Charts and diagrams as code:
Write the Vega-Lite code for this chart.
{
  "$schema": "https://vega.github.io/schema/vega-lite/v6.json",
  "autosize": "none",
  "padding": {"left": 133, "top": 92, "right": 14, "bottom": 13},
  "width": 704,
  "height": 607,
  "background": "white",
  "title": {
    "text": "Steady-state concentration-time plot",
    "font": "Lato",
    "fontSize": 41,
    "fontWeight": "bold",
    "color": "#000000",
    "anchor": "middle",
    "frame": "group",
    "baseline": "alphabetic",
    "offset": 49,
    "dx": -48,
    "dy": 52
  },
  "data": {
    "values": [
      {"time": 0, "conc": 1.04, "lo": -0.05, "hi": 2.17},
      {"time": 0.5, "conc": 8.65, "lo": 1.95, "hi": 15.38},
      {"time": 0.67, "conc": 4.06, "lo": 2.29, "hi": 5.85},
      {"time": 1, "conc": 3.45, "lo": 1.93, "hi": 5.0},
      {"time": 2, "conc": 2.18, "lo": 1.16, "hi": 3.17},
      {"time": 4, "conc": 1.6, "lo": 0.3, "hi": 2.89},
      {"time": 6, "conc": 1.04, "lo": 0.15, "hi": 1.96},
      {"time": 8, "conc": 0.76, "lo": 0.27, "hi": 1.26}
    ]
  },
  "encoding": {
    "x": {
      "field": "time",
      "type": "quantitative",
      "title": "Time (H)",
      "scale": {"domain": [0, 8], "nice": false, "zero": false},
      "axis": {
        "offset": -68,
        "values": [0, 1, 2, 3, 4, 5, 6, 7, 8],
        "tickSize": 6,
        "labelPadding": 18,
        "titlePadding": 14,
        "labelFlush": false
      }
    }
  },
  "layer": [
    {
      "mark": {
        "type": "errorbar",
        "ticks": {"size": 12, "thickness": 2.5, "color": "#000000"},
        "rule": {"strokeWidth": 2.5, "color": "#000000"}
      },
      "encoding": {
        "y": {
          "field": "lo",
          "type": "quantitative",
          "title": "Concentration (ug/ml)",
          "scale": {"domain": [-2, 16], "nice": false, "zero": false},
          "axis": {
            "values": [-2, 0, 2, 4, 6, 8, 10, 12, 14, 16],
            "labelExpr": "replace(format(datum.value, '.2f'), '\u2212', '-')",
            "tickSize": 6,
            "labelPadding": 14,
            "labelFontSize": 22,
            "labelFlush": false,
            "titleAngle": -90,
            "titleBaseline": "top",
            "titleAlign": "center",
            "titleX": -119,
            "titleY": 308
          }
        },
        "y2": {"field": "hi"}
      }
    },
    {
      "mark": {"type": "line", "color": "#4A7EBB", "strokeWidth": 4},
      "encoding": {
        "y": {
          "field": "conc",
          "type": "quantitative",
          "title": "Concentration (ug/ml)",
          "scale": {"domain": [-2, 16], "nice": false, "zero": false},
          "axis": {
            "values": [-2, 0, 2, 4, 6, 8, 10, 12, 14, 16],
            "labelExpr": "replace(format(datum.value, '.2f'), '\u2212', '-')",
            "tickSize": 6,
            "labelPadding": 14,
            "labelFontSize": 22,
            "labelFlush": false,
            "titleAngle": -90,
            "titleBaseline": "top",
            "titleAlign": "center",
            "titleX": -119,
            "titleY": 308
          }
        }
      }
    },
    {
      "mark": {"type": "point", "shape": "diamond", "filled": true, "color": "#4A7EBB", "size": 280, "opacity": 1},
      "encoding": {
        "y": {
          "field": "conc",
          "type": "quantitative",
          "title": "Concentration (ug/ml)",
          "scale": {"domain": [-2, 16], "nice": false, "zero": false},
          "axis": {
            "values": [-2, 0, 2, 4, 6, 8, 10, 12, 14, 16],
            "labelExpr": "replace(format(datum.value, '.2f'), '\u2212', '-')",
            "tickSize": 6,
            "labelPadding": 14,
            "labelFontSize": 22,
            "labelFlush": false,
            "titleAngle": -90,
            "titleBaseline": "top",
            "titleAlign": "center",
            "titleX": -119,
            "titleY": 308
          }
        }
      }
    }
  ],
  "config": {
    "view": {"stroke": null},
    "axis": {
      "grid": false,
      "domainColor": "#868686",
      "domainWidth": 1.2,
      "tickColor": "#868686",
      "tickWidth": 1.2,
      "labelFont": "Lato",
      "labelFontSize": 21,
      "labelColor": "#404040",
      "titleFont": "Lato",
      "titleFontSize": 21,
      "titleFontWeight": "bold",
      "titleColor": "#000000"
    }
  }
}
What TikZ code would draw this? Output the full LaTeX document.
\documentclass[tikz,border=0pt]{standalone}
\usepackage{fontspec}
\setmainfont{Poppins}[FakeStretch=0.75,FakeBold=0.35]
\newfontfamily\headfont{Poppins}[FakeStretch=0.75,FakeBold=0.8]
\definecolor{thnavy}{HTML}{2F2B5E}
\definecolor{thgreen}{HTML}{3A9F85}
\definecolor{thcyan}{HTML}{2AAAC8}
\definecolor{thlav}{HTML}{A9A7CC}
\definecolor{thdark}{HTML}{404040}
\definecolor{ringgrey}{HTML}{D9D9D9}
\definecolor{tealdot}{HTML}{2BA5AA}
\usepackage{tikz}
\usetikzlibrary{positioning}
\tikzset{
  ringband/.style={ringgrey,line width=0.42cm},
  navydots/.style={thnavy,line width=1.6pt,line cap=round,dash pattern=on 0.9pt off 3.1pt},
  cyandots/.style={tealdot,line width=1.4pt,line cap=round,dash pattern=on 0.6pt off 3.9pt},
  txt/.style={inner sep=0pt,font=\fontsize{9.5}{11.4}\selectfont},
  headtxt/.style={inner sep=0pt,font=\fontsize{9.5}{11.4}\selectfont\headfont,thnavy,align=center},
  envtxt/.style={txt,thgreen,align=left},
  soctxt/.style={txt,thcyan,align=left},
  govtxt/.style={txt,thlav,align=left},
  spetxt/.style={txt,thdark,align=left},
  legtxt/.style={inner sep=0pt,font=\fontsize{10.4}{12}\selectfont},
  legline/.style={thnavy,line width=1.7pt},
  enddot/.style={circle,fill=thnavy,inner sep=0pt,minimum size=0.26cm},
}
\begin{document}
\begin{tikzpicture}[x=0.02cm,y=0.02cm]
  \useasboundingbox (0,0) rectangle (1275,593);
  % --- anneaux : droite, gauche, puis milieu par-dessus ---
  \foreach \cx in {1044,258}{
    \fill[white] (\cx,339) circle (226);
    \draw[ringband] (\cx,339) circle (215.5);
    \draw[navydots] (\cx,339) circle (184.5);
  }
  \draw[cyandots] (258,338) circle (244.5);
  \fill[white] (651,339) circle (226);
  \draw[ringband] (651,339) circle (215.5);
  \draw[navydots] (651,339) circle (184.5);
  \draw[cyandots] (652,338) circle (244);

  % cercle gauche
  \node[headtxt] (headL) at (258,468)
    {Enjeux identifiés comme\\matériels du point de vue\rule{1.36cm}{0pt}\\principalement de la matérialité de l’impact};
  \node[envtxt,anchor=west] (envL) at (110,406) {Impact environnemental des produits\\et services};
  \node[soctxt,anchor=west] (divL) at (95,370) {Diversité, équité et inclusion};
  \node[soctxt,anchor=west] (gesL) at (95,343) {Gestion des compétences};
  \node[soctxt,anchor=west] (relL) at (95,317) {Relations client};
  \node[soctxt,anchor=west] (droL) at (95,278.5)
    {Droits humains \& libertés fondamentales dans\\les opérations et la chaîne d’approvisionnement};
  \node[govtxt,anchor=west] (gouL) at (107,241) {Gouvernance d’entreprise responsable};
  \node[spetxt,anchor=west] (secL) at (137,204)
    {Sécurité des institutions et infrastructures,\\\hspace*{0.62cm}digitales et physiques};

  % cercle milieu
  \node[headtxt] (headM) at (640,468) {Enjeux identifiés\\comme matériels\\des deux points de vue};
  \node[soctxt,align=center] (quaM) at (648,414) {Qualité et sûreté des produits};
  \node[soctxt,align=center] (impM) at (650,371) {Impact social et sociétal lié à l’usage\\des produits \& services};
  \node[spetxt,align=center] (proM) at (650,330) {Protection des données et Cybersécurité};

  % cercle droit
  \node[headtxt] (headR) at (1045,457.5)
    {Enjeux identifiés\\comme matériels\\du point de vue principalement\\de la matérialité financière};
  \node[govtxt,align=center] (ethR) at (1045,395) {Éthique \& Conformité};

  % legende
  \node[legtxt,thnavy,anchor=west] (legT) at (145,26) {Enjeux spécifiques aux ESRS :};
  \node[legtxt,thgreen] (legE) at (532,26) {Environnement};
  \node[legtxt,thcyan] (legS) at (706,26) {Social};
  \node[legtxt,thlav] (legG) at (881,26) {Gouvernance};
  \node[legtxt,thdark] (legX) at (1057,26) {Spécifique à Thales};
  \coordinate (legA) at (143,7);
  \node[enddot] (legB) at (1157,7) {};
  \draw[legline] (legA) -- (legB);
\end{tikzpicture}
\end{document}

- Brief -
Looking at the material above, count the lines containing the string "draw" and reply with the count alone.

- Task answer -
8